Task details:
Pull each line holding the word "that" from the data.

Data to use:
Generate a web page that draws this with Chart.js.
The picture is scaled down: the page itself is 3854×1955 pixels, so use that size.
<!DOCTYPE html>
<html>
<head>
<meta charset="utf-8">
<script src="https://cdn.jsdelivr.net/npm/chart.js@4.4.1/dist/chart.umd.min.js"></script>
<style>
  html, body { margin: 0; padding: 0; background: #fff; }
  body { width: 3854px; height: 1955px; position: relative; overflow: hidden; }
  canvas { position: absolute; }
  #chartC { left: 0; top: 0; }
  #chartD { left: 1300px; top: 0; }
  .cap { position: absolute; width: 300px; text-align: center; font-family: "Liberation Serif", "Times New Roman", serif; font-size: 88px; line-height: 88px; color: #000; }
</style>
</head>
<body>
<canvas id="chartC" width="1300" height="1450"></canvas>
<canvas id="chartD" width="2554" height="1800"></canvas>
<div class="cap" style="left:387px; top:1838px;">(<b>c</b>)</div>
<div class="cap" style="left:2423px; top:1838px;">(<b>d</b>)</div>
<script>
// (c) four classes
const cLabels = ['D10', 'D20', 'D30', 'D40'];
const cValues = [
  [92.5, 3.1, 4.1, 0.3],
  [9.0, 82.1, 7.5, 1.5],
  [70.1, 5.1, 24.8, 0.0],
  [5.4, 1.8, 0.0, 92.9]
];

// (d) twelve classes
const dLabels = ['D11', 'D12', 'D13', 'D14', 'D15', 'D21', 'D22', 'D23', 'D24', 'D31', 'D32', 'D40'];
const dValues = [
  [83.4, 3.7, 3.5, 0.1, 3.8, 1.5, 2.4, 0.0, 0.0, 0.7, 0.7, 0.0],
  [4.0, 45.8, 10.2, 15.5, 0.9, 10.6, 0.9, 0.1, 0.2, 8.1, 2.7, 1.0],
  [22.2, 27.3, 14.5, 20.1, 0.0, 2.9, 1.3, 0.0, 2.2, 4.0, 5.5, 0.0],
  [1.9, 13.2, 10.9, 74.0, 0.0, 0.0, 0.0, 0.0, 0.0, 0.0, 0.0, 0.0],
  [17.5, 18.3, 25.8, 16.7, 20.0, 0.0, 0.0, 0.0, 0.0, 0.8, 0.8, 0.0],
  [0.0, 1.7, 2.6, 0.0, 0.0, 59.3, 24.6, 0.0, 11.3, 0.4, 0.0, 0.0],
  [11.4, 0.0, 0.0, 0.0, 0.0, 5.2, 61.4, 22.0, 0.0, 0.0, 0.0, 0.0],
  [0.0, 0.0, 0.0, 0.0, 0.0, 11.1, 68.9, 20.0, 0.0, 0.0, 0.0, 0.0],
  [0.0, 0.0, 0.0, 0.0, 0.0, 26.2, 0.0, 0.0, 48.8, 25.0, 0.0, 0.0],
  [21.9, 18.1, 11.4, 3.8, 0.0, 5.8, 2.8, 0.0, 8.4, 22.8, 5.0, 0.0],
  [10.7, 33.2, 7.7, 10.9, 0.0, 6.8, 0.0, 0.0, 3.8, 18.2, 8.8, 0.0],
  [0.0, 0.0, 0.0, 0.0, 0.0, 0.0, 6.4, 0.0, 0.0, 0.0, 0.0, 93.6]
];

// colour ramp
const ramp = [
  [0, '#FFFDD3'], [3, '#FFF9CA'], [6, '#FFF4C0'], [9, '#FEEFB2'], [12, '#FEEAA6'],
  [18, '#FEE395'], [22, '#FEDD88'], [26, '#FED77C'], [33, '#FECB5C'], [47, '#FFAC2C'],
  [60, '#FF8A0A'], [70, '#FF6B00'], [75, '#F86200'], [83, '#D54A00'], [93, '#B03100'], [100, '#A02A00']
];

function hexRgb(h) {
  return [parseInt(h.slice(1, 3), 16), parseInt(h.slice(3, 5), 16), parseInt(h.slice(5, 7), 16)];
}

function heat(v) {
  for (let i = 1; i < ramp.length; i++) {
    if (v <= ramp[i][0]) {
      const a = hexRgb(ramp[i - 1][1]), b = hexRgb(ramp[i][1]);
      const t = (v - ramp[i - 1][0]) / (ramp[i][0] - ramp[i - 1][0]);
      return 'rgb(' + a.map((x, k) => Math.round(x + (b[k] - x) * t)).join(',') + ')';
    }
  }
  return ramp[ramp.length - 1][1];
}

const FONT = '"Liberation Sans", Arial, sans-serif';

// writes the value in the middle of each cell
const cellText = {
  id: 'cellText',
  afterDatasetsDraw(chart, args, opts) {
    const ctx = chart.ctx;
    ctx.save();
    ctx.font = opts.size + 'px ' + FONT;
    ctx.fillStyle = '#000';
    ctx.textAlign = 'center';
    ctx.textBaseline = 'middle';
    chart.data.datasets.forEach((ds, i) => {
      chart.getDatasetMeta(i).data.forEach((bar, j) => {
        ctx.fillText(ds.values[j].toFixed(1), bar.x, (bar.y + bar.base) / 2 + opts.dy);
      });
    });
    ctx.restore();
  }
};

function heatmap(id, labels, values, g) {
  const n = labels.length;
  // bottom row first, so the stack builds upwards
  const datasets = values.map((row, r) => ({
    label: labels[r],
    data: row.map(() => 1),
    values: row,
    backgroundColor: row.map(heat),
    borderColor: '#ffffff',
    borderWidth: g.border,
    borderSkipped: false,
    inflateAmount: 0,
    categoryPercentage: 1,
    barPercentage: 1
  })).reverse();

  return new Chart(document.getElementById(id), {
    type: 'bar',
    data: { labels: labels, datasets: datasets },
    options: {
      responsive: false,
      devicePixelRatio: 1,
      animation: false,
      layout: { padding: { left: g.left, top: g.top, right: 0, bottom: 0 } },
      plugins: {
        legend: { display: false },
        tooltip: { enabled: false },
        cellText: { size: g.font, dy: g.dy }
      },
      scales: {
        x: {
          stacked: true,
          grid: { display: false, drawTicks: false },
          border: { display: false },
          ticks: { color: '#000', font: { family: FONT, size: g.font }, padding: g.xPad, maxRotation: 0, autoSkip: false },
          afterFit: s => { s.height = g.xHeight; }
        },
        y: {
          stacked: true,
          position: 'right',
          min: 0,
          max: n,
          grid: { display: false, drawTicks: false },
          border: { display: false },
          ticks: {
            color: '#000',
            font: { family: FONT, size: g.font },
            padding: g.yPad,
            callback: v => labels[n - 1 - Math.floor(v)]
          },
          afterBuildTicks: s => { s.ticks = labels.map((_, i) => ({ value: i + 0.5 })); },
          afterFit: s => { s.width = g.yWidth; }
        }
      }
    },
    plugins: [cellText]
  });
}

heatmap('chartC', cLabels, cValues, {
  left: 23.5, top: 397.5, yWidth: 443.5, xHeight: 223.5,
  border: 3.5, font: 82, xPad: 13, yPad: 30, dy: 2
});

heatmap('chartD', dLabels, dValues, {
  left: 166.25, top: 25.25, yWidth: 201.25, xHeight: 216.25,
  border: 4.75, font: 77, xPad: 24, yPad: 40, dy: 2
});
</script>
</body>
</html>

--

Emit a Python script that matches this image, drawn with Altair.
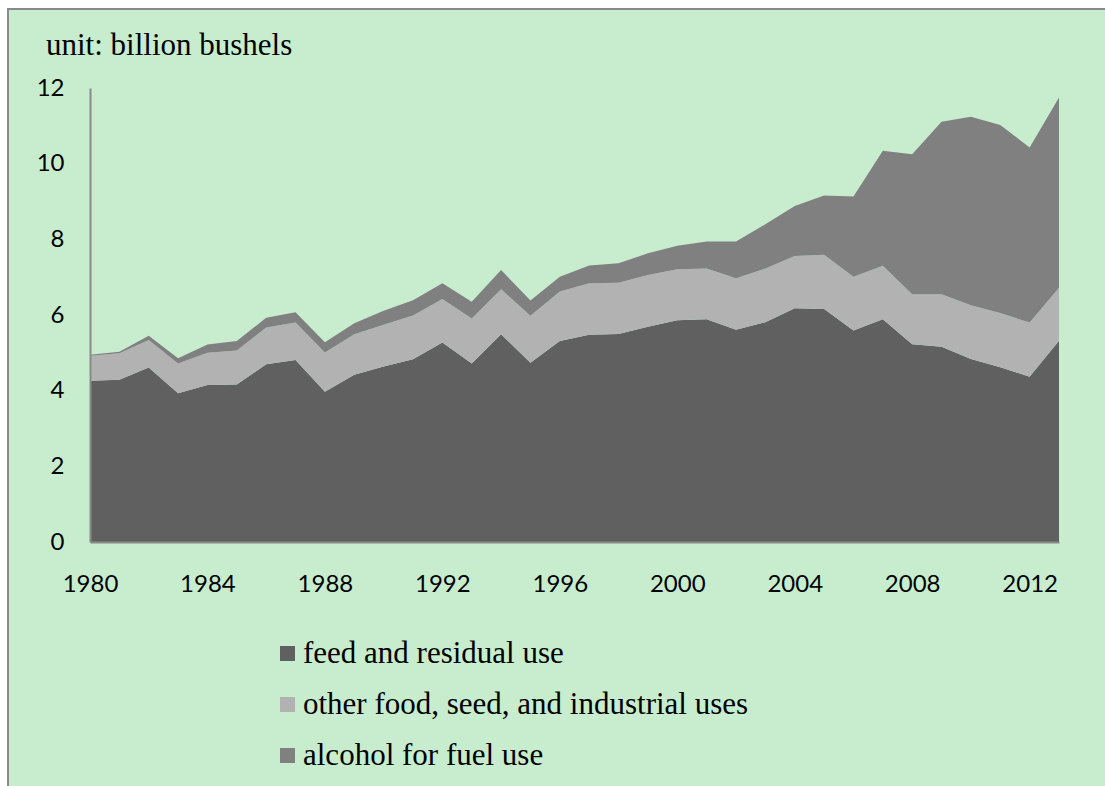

==

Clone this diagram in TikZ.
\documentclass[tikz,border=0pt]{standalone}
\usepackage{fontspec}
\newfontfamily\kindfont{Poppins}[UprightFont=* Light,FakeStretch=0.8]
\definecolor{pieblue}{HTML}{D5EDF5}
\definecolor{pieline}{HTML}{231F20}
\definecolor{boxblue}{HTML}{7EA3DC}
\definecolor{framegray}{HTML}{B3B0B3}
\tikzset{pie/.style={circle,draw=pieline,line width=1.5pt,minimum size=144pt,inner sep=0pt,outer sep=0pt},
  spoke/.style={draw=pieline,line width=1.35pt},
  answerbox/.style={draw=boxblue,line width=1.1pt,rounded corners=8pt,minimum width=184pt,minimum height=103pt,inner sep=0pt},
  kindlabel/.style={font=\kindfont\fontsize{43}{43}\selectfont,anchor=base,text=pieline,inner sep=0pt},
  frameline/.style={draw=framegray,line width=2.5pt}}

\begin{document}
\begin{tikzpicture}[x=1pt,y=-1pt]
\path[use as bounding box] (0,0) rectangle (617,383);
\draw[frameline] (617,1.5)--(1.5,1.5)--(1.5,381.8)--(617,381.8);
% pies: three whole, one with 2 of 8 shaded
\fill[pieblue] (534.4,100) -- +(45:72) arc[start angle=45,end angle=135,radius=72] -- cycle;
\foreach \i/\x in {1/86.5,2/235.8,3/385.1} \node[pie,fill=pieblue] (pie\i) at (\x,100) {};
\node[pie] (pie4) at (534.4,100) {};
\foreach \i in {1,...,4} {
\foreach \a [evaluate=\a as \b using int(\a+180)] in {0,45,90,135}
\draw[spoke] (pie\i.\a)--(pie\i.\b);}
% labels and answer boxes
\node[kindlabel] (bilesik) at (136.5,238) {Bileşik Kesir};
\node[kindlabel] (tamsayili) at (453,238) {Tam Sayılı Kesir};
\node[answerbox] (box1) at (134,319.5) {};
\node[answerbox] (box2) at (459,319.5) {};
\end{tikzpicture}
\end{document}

Completed task:
Generate a web page that draws this with Chart.js.
The picture is scaled down: the page itself is 3854×1955 pixels, so use that size.
Emit a Python script that matches this image, drawn with Altair.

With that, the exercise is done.